Former President John Dramani Mahama, the flagbearer of the National Democratic Congress (NDC) has promised Ghanaians an insurance-free primary healthcare, if he is voted into power on December 7, 2024.
He said healthcare access at the Community-based Health Planning and Services (CHPS) facilities, Health Centres, Clinics and Polyclinics would not require an active National Health Insurance Scheme (NHIS) membership card of the client.
Mr Mahama announced this at the weekend at Goripie, a community in the Wa East District, during his campaign tour of the Upper West Region.
He indicated that the initiative would form part of his grand agenda of ensuring healthy lives of Ghanaians through his proposed “Community Healthcare Programme”.
The former President said, under the programme, an active NHIS membership card would only be required of a patient seeking healthcare services at the secondary health facilities including the district and regional hospitals and those in tertiary institutions.
Mr Mahama added that they would recruit community health workers and provide them with the necessary working tools to help prevent preventable diseases such as diabetes in the communities.
“We are going to recruit community health workers who are going to be responsible for preventive and community primary health care.
They will visit your house from time to time.
“They will have the machine to measure your blood pressure to make sure that you don’t have hypertension and that you don’t come down with a stroke.
They will have the machine for measuring your sugar level to make sure that you are not suffering from diabetes without knowing it,” he explained.
Mr Mahama also announced a region-based recruitment into the security services without considering one’s academic results to ensure fair distribution of job opportunities within the security services.

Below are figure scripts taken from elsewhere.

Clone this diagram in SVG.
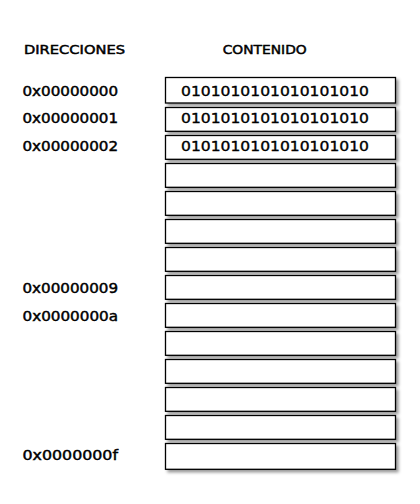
<svg xmlns="http://www.w3.org/2000/svg" width="420" height="504" viewBox="0 0 420 504">
<style>
.cell{fill:#fff;stroke:#000;stroke-width:1.3;filter:url(#sh)}
.hdr{font-family:"DejaVu Sans",sans-serif;font-size:12.8px;fill:#000;stroke:#000;stroke-width:0.5}
.lbl{font-family:"DejaVu Sans",sans-serif;font-size:13.5px;fill:#000;stroke:#000;stroke-width:0.45}
.val{font-family:"DejaVu Sans",sans-serif;font-size:14px;fill:#000;stroke:#000;stroke-width:0.35}
</style>
<defs>
<filter id="sh" x="-10%" y="-30%" width="130%" height="180%">
<feDropShadow dx="2.5" dy="2.5" stdDeviation="1.5" flood-color="#000" flood-opacity="0.4"/>
</filter>
</defs>
<rect width="420" height="504" fill="#fff"/>
<g id="headers">
<text class="hdr" x="24" y="54" textLength="101" lengthAdjust="spacingAndGlyphs">DIRECCIONES</text>
<text class="hdr" x="222.7" y="54" textLength="84" lengthAdjust="spacingAndGlyphs">CONTENIDO</text>
</g>
<g id="cells">
<g id="cell0"><rect class="cell" x="165.5" y="77.5" width="230" height="25.5"/><text class="val" x="181" y="95.7" textLength="188" lengthAdjust="spacingAndGlyphs">0101010101010101010</text></g>
<g id="cell1"><rect class="cell" x="165.5" y="107.5" width="230" height="23.8"/><text class="val" x="181" y="122.7" textLength="188" lengthAdjust="spacingAndGlyphs">0101010101010101010</text></g>
<g id="cell2"><rect class="cell" x="165.5" y="135.5" width="230" height="23.8"/><text class="val" x="181" y="150.7" textLength="188" lengthAdjust="spacingAndGlyphs">0101010101010101010</text></g>
<g id="cell3"><rect class="cell" x="165.5" y="163.5" width="230" height="23.8"/></g>
<g id="cell4"><rect class="cell" x="165.5" y="191.5" width="230" height="23.8"/></g>
<g id="cell5"><rect class="cell" x="165.5" y="219.5" width="230" height="23.8"/></g>
<g id="cell6"><rect class="cell" x="165.5" y="247.5" width="230" height="23.8"/></g>
<g id="cell7"><rect class="cell" x="165.5" y="275.5" width="230" height="23.8"/></g>
<g id="cell8"><rect class="cell" x="165.5" y="303.5" width="230" height="23.8"/></g>
<g id="cell9"><rect class="cell" x="165.5" y="331.5" width="230" height="23.8"/></g>
<g id="cell10"><rect class="cell" x="165.5" y="359.5" width="230" height="23.8"/></g>
<g id="cell11"><rect class="cell" x="165.5" y="387.5" width="230" height="23.8"/></g>
<g id="cell12"><rect class="cell" x="165.5" y="415.5" width="230" height="23.8"/></g>
<g id="cell13"><rect class="cell" x="165.5" y="443.5" width="230" height="25.8"/></g>
</g>
<g id="addresses">
<text class="lbl" x="22.5" y="95.7" textLength="95.5" lengthAdjust="spacingAndGlyphs">0x00000000</text>
<text class="lbl" x="22.5" y="122.5" textLength="95.5" lengthAdjust="spacingAndGlyphs">0x00000001</text>
<text class="lbl" x="22.5" y="150.5" textLength="95.5" lengthAdjust="spacingAndGlyphs">0x00000002</text>
<text class="lbl" x="22.5" y="292.5" textLength="95.5" lengthAdjust="spacingAndGlyphs">0x00000009</text>
<text class="lbl" x="22.5" y="320.5" textLength="95.5" lengthAdjust="spacingAndGlyphs">0x0000000a</text>
<text class="lbl" x="22.5" y="459.5" textLength="95.5" lengthAdjust="spacingAndGlyphs">0x0000000f</text>
</g>
</svg>
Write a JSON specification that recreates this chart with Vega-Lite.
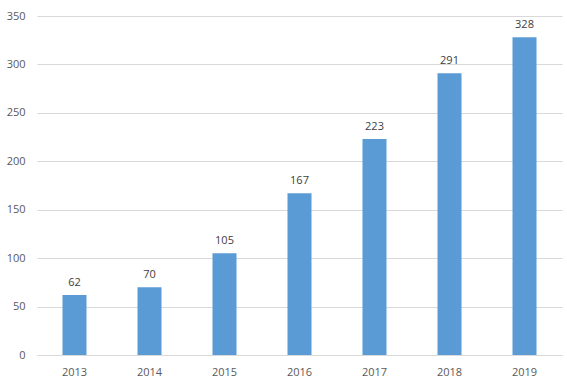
{
  "$schema": "https://vega.github.io/schema/vega-lite/v6.json",
  "autosize": {"type": "none"},
  "padding": {"left": 37, "top": 16, "right": 5, "bottom": 36},
  "width": 525,
  "height": 339,
  "background": "white",
  "config": {
    "view": {"stroke": null},
    "font": "Open Sans",
    "axis": {"labelFont": "Open Sans", "labelFontSize": 11, "labelColor": "#595959", "ticks": false, "title": null}
  },
  "data": {"values": [
    {"year": "2013", "value": 62},
    {"year": "2014", "value": 70},
    {"year": "2015", "value": 105},
    {"year": "2016", "value": 167},
    {"year": "2017", "value": 223},
    {"year": "2018", "value": 291},
    {"year": "2019", "value": 328}
  ]},
  "encoding": {
    "x": {"field": "year", "type": "ordinal", "scale": {"paddingInner": 0.68, "paddingOuter": 0.34},
      "axis": {"labelAngle": 0, "domainColor": "#d9d9d9", "labelPadding": 11}},
    "y": {"field": "value", "type": "quantitative", "scale": {"domain": [0, 350]},
      "axis": {"values": [0, 50, 100, 150, 200, 250, 300, 350], "domain": false, "gridColor": "#d9d9d9", "labelPadding": 12}}
  },
  "layer": [
    {"mark": {"type": "bar", "color": "#5b9bd5"}},
    {"mark": {"type": "text", "dy": -12, "fontSize": 11, "color": "#404040", "font": "Open Sans"},
     "encoding": {"text": {"field": "value", "type": "quantitative"}}}
  ]
}
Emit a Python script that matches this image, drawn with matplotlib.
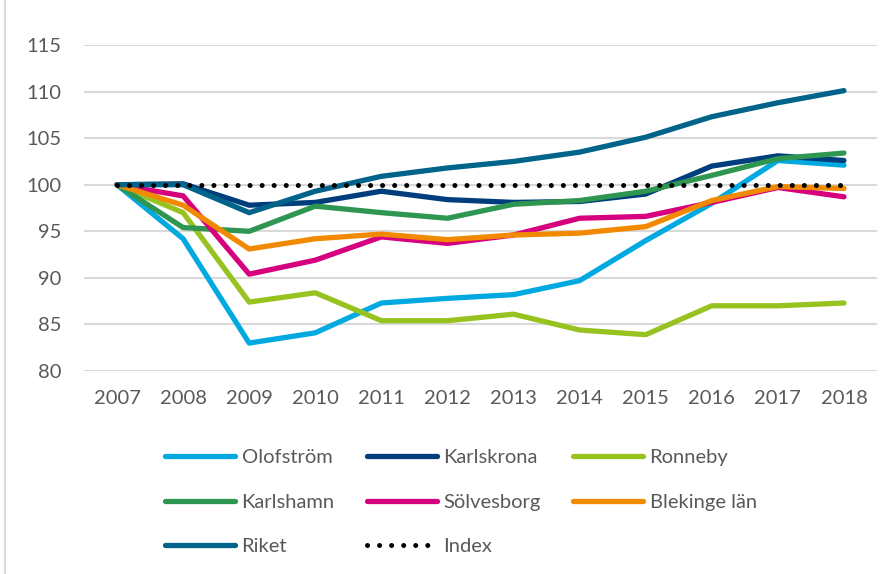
import matplotlib.pyplot as plt
from matplotlib.lines import Line2D

years = ['2007', '2008', '2009', '2010', '2011', '2012',
         '2013', '2014', '2015', '2016', '2017', '2018']

olofstrom = [100, 94.2, 83.0, 84.1, 87.3, 87.8, 88.2, 89.7, 94.0, 98.0, 102.6, 102.1]
karlskrona = [100, 100.1, 97.8, 98.1, 99.3, 98.4, 98.1, 98.2, 99.0, 102.0, 103.1, 102.6]
ronneby = [100, 97.0, 87.4, 88.4, 85.4, 85.4, 86.1, 84.4, 83.9, 87.0, 87.0, 87.3]
karlshamn = [100, 95.4, 95.0, 97.7, 97.0, 96.4, 97.9, 98.3, 99.3, 101.0, 102.8, 103.4]
solvesborg = [100, 98.8, 90.4, 91.9, 94.4, 93.7, 94.6, 96.4, 96.6, 98.1, 99.7, 98.7]
blekinge = [100, 97.8, 93.1, 94.2, 94.7, 94.1, 94.6, 94.8, 95.5, 98.3, 99.8, 99.6]
riket = [100, 100.0, 97.0, 99.3, 100.9, 101.8, 102.5, 103.5, 105.1, 107.3, 108.8, 110.1]
index = [100] * 12

series = [
    ('Olofström', olofstrom, '#00A9E0'),
    ('Karlskrona', karlskrona, '#003D7C'),
    ('Ronneby', ronneby, '#97C21F'),
    ('Karlshamn', karlshamn, '#2E9650'),
    ('Sölvesborg', solvesborg, '#D6007F'),
    ('Blekinge län', blekinge, '#F18A00'),
    ('Riket', riket, '#00648A'),
]

plt.rcParams['font.family'] = ['Lato', 'DejaVu Sans']
fig = plt.figure(figsize=(8.92, 5.74), dpi=100)
ax = fig.add_axes([84 / 892, 1 - 371 / 574, 793 / 892, 326 / 574])

x = list(range(len(years)))
lines = []
for name, vals, col in series:
    l, = ax.plot(x, vals, color=col, lw=3.8, label=name, solid_capstyle='round',
                 solid_joinstyle='round')
    lines.append(l)
l, = ax.plot(x, index, color='black', lw=3.6, linestyle=(0, (0.01, 2.4)),
             dash_capstyle='round', label='Index')
lines.append(l)

ax.set_xlim(-0.5, 11.5)
ax.set_ylim(80, 115)
ax.set_yticks(range(80, 116, 5))
ax.set_xticks(x)
ax.set_xticklabels(years)
ax.grid(axis='y', color='#D9D9D9', lw=1.5)
ax.set_axisbelow(True)
for s in ax.spines.values():
    s.set_visible(False)
ax.tick_params(length=0, labelsize=14.5, labelcolor='#595959')
ax.tick_params(axis='y', pad=16)
ax.tick_params(axis='x', pad=14)

# legend is filled column by column, so reorder to read row by row
order = [0, 3, 6, 1, 4, 7, 2, 5]
handles = [lines[i] for i in order]
leg = fig.legend(handles, [h.get_label() for h in handles],
                 loc='upper left', bbox_to_anchor=(165 / 892, 1 - 449 / 574),
                 ncol=3, frameon=False, fontsize=14.5, handlelength=3.5,
                 handletextpad=0.3, columnspacing=1.6, labelspacing=1.37,
                 borderpad=0, borderaxespad=0)
for t in leg.get_texts():
    t.set_color('#595959')

fig.add_artist(Line2D([5 / 892, 5 / 892], [0, 1], color='#D9D9D9', lw=1.5))

fig.savefig('out.png', dpi=100)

“Even if you don’t have the school certificate with English and Mathematics, you just have an NVTI (National Vocational Training Institute) Vocational Training Certificate that shows that you are a driver, you are a plumber, you are an electrician, you are a dressmaker …
Whatever skill you have, we would use that certificate to employ you into the police service, into immigration, into prisons, into fire service, into customs,” he explained.
Other interventions the former President mentioned included farmer service centres with credit-based subsidised services to help improve agriculture production in the country and non-payment of school fees by first year tertiary students.
Dr Godfred Seidu Jasaw, the Member of Parliament for Wa East Constituency, observed that some youth in the constituency were into small-scale mining as a source of employment.
He, therefore, said if the NDC came to power it would regularise small-scale mining and put in measures to ensure responsible mining without destroying the environment.
The traditional leaders of the communities visited made requests ranging from improved road networks, enhanced health facilities, rural electrification and security among others.
In a message read on his behalf, Naa Dikomwine Domalae, the Paramount Chief of Daffiama Traditional Area, appealed to the Former President, to upgrade the Daffiama Health Centre to a Polyclinic to enhance healthcare service delivery at that facility.